(Work to complete):
Pick out the lines below that contain the string "code" and copy them all.
* * *
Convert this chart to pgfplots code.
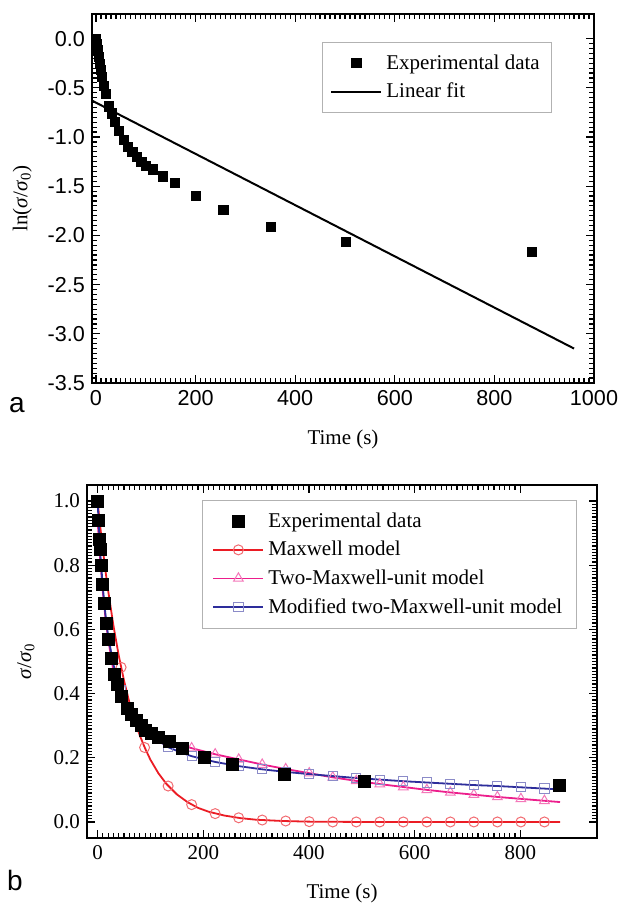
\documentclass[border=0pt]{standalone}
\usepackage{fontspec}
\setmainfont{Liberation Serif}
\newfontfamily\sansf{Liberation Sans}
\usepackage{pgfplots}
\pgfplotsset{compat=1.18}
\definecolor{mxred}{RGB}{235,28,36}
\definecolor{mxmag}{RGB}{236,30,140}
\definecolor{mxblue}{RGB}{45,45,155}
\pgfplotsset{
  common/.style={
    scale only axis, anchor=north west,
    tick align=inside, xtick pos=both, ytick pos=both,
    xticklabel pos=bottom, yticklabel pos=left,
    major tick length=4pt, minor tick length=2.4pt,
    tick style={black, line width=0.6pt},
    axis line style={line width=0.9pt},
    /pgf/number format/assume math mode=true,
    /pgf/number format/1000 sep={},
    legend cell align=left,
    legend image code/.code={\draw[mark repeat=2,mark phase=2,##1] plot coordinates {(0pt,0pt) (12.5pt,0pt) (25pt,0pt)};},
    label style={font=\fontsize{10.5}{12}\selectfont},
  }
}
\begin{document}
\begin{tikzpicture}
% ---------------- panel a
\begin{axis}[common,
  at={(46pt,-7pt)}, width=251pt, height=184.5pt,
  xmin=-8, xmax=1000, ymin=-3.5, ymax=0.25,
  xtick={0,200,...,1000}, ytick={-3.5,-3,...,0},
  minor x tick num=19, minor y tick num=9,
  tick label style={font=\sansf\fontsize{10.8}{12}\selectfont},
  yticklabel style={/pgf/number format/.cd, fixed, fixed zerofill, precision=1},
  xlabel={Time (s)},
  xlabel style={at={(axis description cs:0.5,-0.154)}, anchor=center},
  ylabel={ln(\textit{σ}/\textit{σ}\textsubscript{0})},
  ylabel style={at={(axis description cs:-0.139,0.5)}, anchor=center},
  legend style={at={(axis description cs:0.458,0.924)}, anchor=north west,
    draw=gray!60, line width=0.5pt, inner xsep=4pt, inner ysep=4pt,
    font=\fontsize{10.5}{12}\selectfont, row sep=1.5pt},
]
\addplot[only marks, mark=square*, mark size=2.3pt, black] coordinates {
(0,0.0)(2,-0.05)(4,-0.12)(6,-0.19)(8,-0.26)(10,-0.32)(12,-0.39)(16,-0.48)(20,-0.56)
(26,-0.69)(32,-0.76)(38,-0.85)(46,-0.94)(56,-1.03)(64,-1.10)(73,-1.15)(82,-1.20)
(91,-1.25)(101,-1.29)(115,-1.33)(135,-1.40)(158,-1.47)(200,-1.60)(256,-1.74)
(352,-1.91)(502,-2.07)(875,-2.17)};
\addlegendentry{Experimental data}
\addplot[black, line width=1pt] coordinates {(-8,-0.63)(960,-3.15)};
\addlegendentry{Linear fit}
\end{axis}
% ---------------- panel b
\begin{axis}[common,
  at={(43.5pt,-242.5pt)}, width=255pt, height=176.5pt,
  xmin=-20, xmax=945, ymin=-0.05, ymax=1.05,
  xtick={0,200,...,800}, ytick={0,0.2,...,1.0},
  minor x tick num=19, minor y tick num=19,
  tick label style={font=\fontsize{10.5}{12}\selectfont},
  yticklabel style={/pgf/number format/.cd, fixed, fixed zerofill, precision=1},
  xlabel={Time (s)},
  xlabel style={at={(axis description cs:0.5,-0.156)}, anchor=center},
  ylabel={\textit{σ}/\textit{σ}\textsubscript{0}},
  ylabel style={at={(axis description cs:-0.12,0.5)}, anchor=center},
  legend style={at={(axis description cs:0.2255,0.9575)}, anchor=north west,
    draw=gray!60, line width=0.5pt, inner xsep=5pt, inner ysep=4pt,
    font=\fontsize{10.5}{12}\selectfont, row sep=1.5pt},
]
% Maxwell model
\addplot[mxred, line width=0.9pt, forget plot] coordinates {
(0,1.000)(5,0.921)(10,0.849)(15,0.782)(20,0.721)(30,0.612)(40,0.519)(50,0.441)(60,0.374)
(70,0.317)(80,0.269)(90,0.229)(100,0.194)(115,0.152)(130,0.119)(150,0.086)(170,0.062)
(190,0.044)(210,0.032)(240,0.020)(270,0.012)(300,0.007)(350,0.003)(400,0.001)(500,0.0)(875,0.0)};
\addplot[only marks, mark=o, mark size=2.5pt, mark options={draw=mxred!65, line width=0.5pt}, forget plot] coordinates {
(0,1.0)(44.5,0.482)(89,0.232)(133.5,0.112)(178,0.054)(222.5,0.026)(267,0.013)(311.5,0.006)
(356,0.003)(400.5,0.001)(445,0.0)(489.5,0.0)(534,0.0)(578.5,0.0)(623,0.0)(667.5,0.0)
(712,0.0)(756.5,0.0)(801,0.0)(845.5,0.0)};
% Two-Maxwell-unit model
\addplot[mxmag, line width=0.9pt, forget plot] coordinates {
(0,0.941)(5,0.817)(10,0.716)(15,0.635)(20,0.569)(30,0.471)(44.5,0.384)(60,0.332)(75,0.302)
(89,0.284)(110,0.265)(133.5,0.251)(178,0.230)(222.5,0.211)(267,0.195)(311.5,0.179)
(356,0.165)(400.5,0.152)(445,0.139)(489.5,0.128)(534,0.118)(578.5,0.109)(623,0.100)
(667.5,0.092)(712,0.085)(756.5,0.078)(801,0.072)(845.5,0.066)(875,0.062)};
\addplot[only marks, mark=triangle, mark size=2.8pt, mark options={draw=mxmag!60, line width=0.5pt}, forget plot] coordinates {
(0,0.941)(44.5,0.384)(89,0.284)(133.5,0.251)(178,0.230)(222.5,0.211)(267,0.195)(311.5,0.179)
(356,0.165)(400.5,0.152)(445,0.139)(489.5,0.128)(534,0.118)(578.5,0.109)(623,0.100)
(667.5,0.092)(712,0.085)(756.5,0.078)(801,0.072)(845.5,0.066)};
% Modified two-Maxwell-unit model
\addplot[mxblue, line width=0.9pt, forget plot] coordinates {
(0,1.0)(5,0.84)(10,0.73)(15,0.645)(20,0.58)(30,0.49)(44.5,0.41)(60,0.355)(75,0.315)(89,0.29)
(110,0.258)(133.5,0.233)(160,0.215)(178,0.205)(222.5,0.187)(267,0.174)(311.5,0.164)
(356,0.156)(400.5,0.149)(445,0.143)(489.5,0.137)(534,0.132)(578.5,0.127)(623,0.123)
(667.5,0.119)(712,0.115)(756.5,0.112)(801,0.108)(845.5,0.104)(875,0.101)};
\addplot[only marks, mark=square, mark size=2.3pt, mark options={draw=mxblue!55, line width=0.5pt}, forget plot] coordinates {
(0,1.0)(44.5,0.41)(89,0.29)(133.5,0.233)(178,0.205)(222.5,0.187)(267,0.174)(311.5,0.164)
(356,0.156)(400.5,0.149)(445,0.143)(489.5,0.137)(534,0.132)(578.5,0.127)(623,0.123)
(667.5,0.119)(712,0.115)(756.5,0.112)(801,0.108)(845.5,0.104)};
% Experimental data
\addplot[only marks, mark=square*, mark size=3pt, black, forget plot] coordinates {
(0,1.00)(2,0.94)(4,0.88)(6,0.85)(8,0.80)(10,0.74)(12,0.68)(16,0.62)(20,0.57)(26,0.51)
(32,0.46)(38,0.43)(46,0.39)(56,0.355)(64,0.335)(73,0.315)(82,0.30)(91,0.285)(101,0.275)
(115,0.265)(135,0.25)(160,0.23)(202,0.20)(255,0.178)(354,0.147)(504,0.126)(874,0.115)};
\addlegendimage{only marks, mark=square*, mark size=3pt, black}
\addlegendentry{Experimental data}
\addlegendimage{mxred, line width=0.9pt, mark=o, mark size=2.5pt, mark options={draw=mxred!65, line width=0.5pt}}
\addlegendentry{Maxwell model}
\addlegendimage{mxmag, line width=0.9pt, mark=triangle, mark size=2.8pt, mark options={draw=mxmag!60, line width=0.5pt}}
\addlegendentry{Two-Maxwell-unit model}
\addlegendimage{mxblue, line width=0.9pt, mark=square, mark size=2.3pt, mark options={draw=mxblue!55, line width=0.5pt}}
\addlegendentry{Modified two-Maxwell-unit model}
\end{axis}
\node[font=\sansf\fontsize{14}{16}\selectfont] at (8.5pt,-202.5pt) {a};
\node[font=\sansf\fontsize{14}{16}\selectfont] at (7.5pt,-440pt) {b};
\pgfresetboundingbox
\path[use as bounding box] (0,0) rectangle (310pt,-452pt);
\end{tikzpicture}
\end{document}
* * *
(The completed task):
Convert this chart to pgfplots code.
    legend image code/.code={\draw[mark repeat=2,mark phase=2,##1] plot coordinates {(0pt,0pt) (12.5pt,0pt) (25pt,0pt)};},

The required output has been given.